2. Munique conta a história do Ocidente e da sua relação com o mundo nos últimos 50 anos. Durante a Guerra Fria, foi um fórum de debate dos países da NATO, centrado na defesa contra a União Soviética e na relação com o resto de mundo, onde se travavam as “guerras por procuração” do equilíbrio do terror. Após a Queda do Muro, a participação foi-se progressivamente alargando e a presença russa passou a ser uma constante. Foi ali também que o Ocidente se dividiu profundamente por causa da guerra no Iraque (2003).

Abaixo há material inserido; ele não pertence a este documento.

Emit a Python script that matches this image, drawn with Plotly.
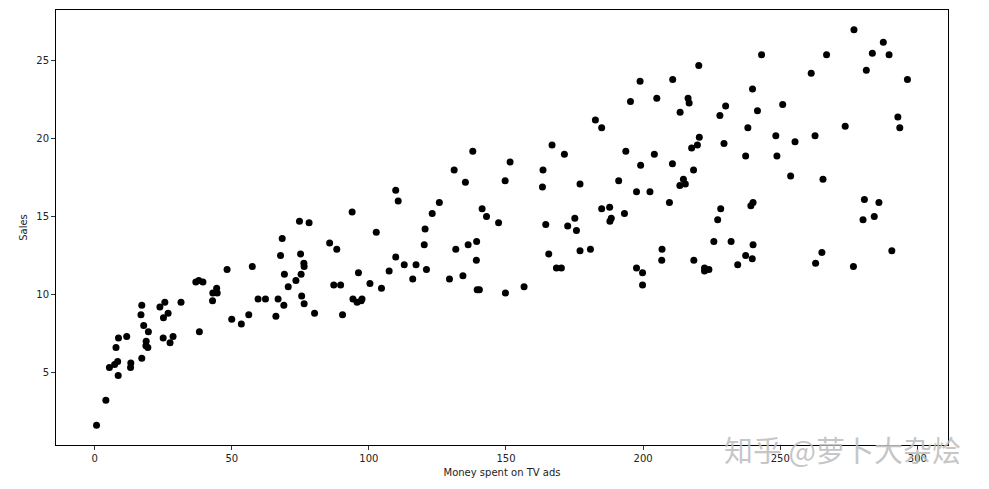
import plotly.graph_objects as go

tv = [230.1, 44.5, 17.2, 151.5, 180.8, 8.7, 57.5, 120.2, 8.6, 199.8,
      66.1, 214.7, 23.8, 97.5, 204.1, 195.4, 67.8, 281.4, 69.2, 147.3,
      218.4, 237.4, 13.2, 228.3, 62.3, 262.9, 142.9, 240.1, 248.8, 70.6,
      292.9, 112.9, 97.2, 265.6, 95.7, 290.7, 266.9, 74.7, 43.1, 228.0,
      202.5, 177.0, 293.6, 206.9, 25.1, 175.1, 89.7, 239.9, 227.2, 66.9,
      199.8, 100.4, 216.4, 182.6, 262.7, 198.9, 7.3, 136.2, 210.8, 210.7,
      53.5, 261.3, 239.3, 102.7, 131.1, 69.0, 31.5, 139.3, 237.4, 216.8,
      199.1, 109.8, 26.8, 129.4, 213.4, 16.9, 27.5, 120.5, 5.4, 116.0,
      76.4, 239.8, 75.3, 68.4, 213.5, 193.2, 76.3, 110.7, 88.3, 109.8,
      134.3, 28.6, 217.7, 250.9, 107.4, 163.3, 197.6, 184.9, 289.7, 135.2,
      222.4, 296.4, 280.2, 187.9, 238.2, 137.9, 25.0, 90.4, 13.1, 255.4,
      225.8, 241.7, 175.7, 209.6, 78.2, 75.1, 139.2, 76.4, 125.7, 19.4,
      141.3, 18.8, 224.0, 123.1, 229.5, 87.2, 7.8, 80.2, 220.3, 59.6,
      0.7, 265.2, 8.4, 219.8, 36.9, 48.3, 25.6, 273.7, 43.0, 184.9,
      73.4, 193.7, 220.5, 104.6, 96.2, 140.3, 240.1, 243.2, 38.0, 44.7,
      280.7, 121.0, 197.6, 171.3, 187.8, 4.1, 93.9, 149.8, 11.7, 131.7,
      172.5, 85.7, 188.4, 163.5, 117.2, 234.5, 17.9, 206.8, 215.4, 284.3,
      50.0, 164.5, 19.6, 168.4, 222.4, 276.9, 248.4, 170.2, 276.7, 165.6,
      156.6, 218.5, 56.2, 287.6, 253.8, 205.0, 139.5, 191.1, 286.0, 18.7,
      39.5, 75.5, 17.2, 166.8, 149.7, 38.2, 94.2, 177.0, 283.6, 232.1]

sales = [22.1, 10.4, 9.3, 18.5, 12.9, 7.2, 11.8, 13.2, 4.8, 10.6,
         8.6, 17.4, 9.2, 9.7, 19.0, 22.4, 12.5, 24.4, 11.3, 14.6,
         18.0, 12.5, 5.6, 15.5, 9.7, 12.0, 15.0, 15.9, 18.9, 10.5,
         21.4, 11.9, 9.6, 17.4, 9.5, 12.8, 25.4, 14.7, 10.1, 21.5,
         16.6, 17.1, 20.7, 12.9, 8.5, 14.9, 10.6, 23.2, 14.8, 9.7,
         11.4, 10.7, 22.6, 21.2, 20.2, 23.7, 5.5, 13.2, 23.8, 18.4,
         8.1, 24.2, 15.7, 14.0, 18.0, 9.3, 9.5, 13.4, 18.9, 22.3,
         18.3, 12.4, 8.8, 11.0, 17.0, 8.7, 6.9, 14.2, 5.3, 11.0,
         11.8, 12.3, 11.3, 13.6, 21.7, 15.2, 12.0, 16.0, 12.9, 16.7,
         11.2, 7.3, 19.4, 22.2, 11.5, 16.9, 11.7, 15.5, 25.4, 17.2,
         11.7, 23.8, 14.8, 14.7, 20.7, 19.2, 7.2, 8.7, 5.3, 19.8,
         13.4, 21.8, 14.1, 15.9, 14.6, 12.6, 12.2, 9.4, 15.9, 6.6,
         15.5, 7.0, 11.6, 15.2, 19.7, 10.6, 6.6, 8.8, 24.7, 9.7,
         1.6, 12.7, 5.7, 19.6, 10.8, 11.6, 9.5, 20.8, 9.6, 20.7,
         10.9, 19.2, 20.1, 10.4, 11.4, 10.3, 13.2, 25.4, 10.9, 10.1,
         16.1, 11.6, 16.6, 19.0, 15.6, 3.2, 15.3, 10.1, 7.3, 12.9,
         14.4, 13.3, 14.9, 18.0, 11.9, 11.9, 8.0, 12.2, 17.1, 15.0,
         8.4, 14.5, 7.6, 11.7, 11.5, 27.0, 20.2, 11.7, 11.8, 12.6,
         10.5, 12.2, 8.7, 26.2, 17.6, 22.6, 10.3, 17.3, 15.9, 6.7,
         10.8, 9.9, 5.9, 19.6, 17.3, 7.6, 9.7, 12.8, 25.5, 13.4]

x_ticks = [0, 50, 100, 150, 200, 250, 300]
y_ticks = [5, 10, 15, 20, 25]

fig = go.Figure()
fig.add_trace(go.Scatter(
    x=tv, y=sales, mode="markers",
    marker=dict(color="black", size=7, line=dict(width=0)),
    showlegend=False,
))

xmin, xmax = min(tv), max(tv)
ymin, ymax = min(sales), max(sales)
xpad = (xmax - xmin) * 0.05
ypad = (ymax - ymin) * 0.05

axis_common = dict(
    showgrid=False, zeroline=False, showline=True, linecolor="black", linewidth=1,
    mirror=True, ticks="outside", ticklen=4, tickcolor="#333", tickwidth=1,
    tickfont=dict(family="DejaVu Sans", size=10, color="#222"),
)

# page body has an 8px margin, so the figure is drawn 8px smaller
fig.update_layout(
    width=981, height=481,
    margin=dict(l=48, r=41, t=2, b=44),
    paper_bgcolor="white", plot_bgcolor="white",
    xaxis=dict(range=[xmin - xpad, xmax + xpad], tickvals=x_ticks,
               title=dict(text="Money spent on TV ads", standoff=5,
                          font=dict(family="DejaVu Sans", size=10, color="#222")),
               **axis_common),
    yaxis=dict(range=[ymin - ypad, ymax + ypad], tickvals=y_ticks,
               title=dict(text="Sales", standoff=6,
                          font=dict(family="DejaVu Sans", size=10, color="#222")),
               **axis_common),
)

fig.add_annotation(
    text="知乎 @萝卜大杂烩", xref="paper", yref="paper",
    x=1.017, y=-0.009, xanchor="right", yanchor="middle", showarrow=False,
    font=dict(family="Noto Sans CJK SC", size=29, color="rgba(190,190,190,0.9)"),
)

fig.write_html("out.html")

Hoje, de novo, as relações transatlânticas voltaram a ser a grande questão que, no palco e nos bastidores, ocupou os participantes. A tarefa de Pence não era fácil. Durante a campanha, Trump disse da NATO e da UE aquilo que os europeus não estavam preparados para ouvir, pondo em causa os dois pilares em que assentou a política americana desde o pós-guerra: classificou a NATO de obsoleta e manifestou o seu desprezo pela UE, desafiando os seus membros a seguirem o exemplo do “Brexit”. A “reparação dos estragos” já tinha começado com a visita do chefe do Pentágono à NATO, no dia 15. Jim Mattis renovou o empenho americano na Aliança, mas com uma condição: os europeus pagarem muito mais pela sua própria defesa. Não foi o primeiro a fazê-lo e hoje os EUA são os responsáveis por 70% do financiamento da Aliança.

3. Em Munique, Pence descreveu a NATO como uma aliança ainda fundamental para o seu país e encarou de frente o elefante que esteve sempre na sala: a Rússia. “Notem o que vou dizer: os EUA continuam a responsabilizar a Rússia [pela crise na Ucrânia e pela ocupação da Crimeia], mesmo que procuremos um terreno comum que, como sabem, o Presidente Trump acredita que pode ser encontrado”.

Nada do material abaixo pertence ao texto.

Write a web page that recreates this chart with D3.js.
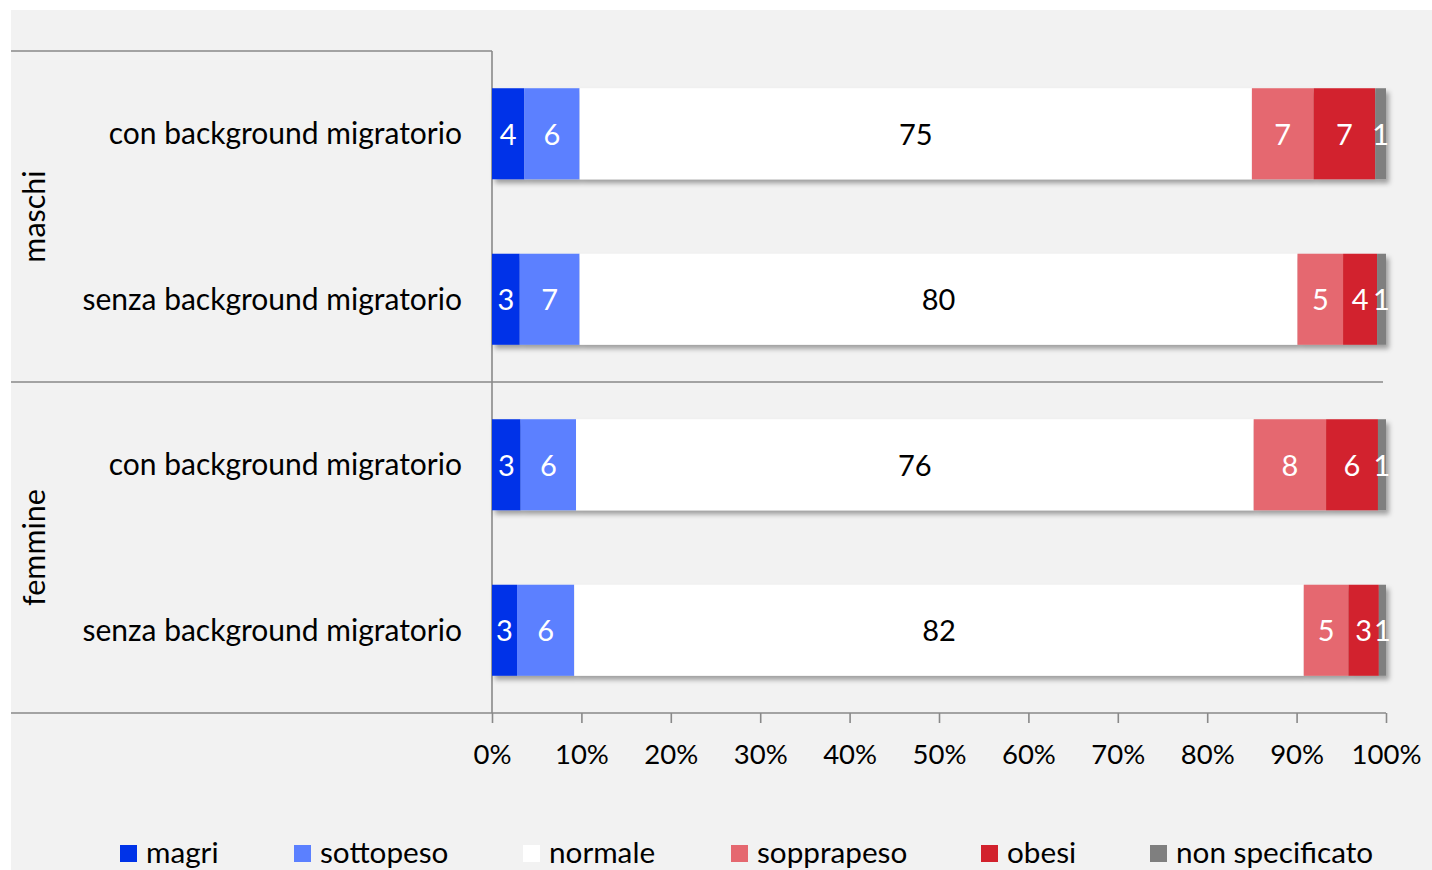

Sergei Lavrov, o chefe da diplomacia russa, limitou-se a defender em Munique uma velha ideia que Putin tinha arquivado depois da crise ucraniana, mas à qual a eleição de Trump deu novo alento: a construção de uma ordem pós-ocidental. Na sua primeira versão, defendia uma “segurança pan-europeia”, que englobasse a Rússia significasse o toque de finados da NATO. A velha hostilidade dos republicanos à Rússia foi expressa em Munique pelo congressista republicano do Texas Michael McCaul: “Até agora, é apenas retórica sem acção”. Referia-se ao comportamento de Putin, enumerando os vários dossiers em que a Rússia ainda não se mostrou cooperativa, da Síria à Ucrânia, passando por uma série de sinais “provocadores”, incluindo um navio-espião ao largo de Connecticut. Putin continua à espera de saber com o que pode contar. A sua preocupação imediata são as sanções.

4. Angela Merkel, que teve um encontro a sós com Pence, não hesitou em reconhecer que os europeus têm de fazer mais pela sua segurança. Ela própria já anunciou a intenção de aumentar o orçamento de defesa dos actuais 1,2% para os exigidos 2%, até 2024. Avisou que o fará ao seu ritmo e que não basta deitar dinheiro para cima das forças armadas para resolver os problemas.

A defesa vai ser um dos pontos centrais da agenda europeia nas próximas semanas mas também um terreno difícil na campanha eleitoral alemã. Em Munique, o chefe da diplomacia alemã, Sigmar Gabriel, perguntou onde tenciona a chanceler ir buscar o dinheiro, um argumento a que os alemães são sensíveis. Lembrou que, só para receber os refugiados, Berlim gastou 30 a 40 mil milhões de euros por ano.

Voltando a Munique, o senador americano democrata Chris Murphy saudou o discurso de Pence mas acrescentou que via “dois governos rivais dentro da administração Trump”. Qual é o verdadeiro? A Europa ainda não sabe. O que falhou na visita de Pence à Europa foi uma visão sobre o futuro, comum aos dois lados da Aliança. Por enquanto, a Europa continua à espera do próximo tweet. Trump vem à Europa em Maio, para a sua primeira cimeira da Aliança.